US: cautious optimism

One by one the pieces are falling into place.

For the first time since the Lebanon crisis began, a cautious but genuine optimism over a Beirut settlement is sweeping this muggy city like a bracing breeze.

The optimism is based on apparent concessions made both by Israel and by the Palestine Liberation Organization (PLO) and on the knowledge that the chief US negotiator, Philip C. Habib, is now getting into the nitty-gritty details of a projected PLO evacuation from Beirut.

''The discussions are getting extremely detailed,'' said a US State Department official. ''That's always a good sign. . . . We're awfully close to an agreement.''

But the optimism is tempered, according to State Department officials, by a number of potential sticking points. Officials said that one of them was a continuing refusal by Egypt to take in some of the estimated 6,000 to 9,000 Palestinian fighters in Beirut unless their departure is linked to an American commitment to Palestinian self-determination. Israel's reservations about the timing of the arrival of an international peacekeeping force in Beirut are seen here as a problem that can be surmounted if other parts of the ''Habib plan'' come together.

The Israelis are against any multinational force moving in until most of the PLO is out of Beirut. This, however, is a concession in that the Israelis' former position was against such a force arriving until all of the PLO had left Beirut and Lebanon. The Habib plan calls for a part of the peacekeeping force to arrive simultaneously with the departure of the first PLO units from Beirut and provides that the force would be withdrawn if the plan weren't adhered to.

PLO officials say they want the peacekeeping force in place to protect Palestinian civilians and their Lebanese Muslim allies from reprisals by the Israelis and their Lebanese Christian allies.

The Israelis, for their part, fear that the international force could become a shield behind which the PLO might continue to stall.

The Israelis have always been slightly skeptical of official optimism emanating from Washington. Some of them believe that it can become a form of pressure on Israel -- an attempt to build momentum -- without a real justification in substance. But Israeli diplomats now agree that while the countries of destination for the PLO and the timetable of the peacekeeping force's arrival remain unresolved questions, a degree of optimism is justified.

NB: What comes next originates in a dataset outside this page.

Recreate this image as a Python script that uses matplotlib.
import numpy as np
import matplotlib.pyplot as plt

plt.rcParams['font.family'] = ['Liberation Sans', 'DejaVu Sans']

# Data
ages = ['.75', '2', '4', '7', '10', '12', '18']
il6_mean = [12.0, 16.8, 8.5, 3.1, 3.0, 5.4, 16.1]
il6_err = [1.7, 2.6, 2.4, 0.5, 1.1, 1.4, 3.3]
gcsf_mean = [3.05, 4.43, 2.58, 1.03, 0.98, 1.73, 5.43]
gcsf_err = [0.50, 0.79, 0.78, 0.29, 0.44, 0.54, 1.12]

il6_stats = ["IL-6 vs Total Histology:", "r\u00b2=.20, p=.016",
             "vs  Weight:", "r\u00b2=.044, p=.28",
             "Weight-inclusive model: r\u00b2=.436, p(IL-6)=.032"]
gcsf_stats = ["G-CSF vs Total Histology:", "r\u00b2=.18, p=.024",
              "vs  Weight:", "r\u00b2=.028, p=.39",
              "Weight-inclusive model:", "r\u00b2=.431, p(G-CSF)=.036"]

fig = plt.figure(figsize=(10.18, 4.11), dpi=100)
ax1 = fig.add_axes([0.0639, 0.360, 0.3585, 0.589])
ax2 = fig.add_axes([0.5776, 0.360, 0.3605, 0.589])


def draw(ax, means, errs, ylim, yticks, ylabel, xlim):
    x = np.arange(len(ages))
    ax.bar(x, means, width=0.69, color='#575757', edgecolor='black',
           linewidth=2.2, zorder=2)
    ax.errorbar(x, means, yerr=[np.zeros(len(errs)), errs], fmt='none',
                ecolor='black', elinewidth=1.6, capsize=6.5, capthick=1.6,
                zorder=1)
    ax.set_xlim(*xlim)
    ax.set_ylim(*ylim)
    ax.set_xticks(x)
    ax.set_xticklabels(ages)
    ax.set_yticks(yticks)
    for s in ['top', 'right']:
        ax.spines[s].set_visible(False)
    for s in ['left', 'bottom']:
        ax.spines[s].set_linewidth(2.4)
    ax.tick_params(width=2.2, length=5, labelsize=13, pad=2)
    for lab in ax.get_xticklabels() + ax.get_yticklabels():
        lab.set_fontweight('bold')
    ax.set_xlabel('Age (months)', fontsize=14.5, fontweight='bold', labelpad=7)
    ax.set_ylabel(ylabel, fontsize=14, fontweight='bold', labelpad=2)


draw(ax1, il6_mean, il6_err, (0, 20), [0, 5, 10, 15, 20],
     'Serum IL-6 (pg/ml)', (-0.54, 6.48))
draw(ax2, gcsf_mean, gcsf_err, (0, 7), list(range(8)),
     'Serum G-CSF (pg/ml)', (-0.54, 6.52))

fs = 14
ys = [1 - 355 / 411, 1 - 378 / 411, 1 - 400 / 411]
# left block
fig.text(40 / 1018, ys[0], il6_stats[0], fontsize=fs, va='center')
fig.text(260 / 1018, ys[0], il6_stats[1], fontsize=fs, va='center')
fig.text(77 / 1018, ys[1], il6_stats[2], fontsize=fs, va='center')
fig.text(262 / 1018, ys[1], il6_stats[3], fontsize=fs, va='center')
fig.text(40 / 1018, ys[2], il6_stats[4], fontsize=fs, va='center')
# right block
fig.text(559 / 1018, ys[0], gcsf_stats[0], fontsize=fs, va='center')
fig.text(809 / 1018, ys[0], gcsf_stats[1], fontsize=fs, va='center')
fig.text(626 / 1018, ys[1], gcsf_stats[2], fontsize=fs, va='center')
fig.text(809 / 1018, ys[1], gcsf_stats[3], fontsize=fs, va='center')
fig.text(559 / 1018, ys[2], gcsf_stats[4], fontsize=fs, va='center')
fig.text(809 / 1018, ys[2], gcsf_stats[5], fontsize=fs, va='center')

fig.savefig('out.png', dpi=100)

''We would go along with a little more optimism,'' said Benjamin Abileah, an Israeli spokesman in Washington. ''But there are a lot of things that have to be cleared up.''

Mr. Abileah said that Israeli Ambassador Moshe Arens's insistence that there be a roster of names of PLO groups or individuals, showing precisely who would go to Iraq, to Syria, to Jordan, and to Egypt, amounted to a requirement that there be a full accounting for all the PLO fighters leaving Beirut. He said this did not amount to an Israeli insistence that there be a complete ''dosier'' on each of the guerrillas.

Israeli radio said Aug. 10 that the Israeli government had accepted in principle the Habib plan to withdraw the PLO.

Shimon Peres, Israel's Labor Party leader, here on a long-planned private visit to Washington on the same day, held a brief meeting with President Reagan at the White House and then told reporters: ''The President expressed his belief we are very near solving the Beirut problem peacefully.''

White House officials were adding to such comments words of caution, however. For one thing, several whiffs of optimism that arose here earlier had quickly proved ill-founded. Some American analysts are convinced, furthermore, that Israel's defense minister, Ariel Sharon, would like to sabotage the budding agreement over a PLO evacuation.

Israeli fighter planes and patrol boats this past weekend harassed an American military planning team which was working with Ambassador Habib in Beirut. The Israelis say that this was a result of miscommunication and a lack of coordination. They subsequently issued an apology to the US. But some analysts here felt the incidents -- one of which involved two Israeli fighter planes making mock attacks against two American helicopters -- did not help the process of negotiations.

One source speculated that it was simply a case of General Sharon making his presence known -- showing that he was in charge around Beirut. Another US analyst said that any further incidents like this might make it difficult for American public opinion to accept the deployment of US Marines as part of an international peacekeeping force.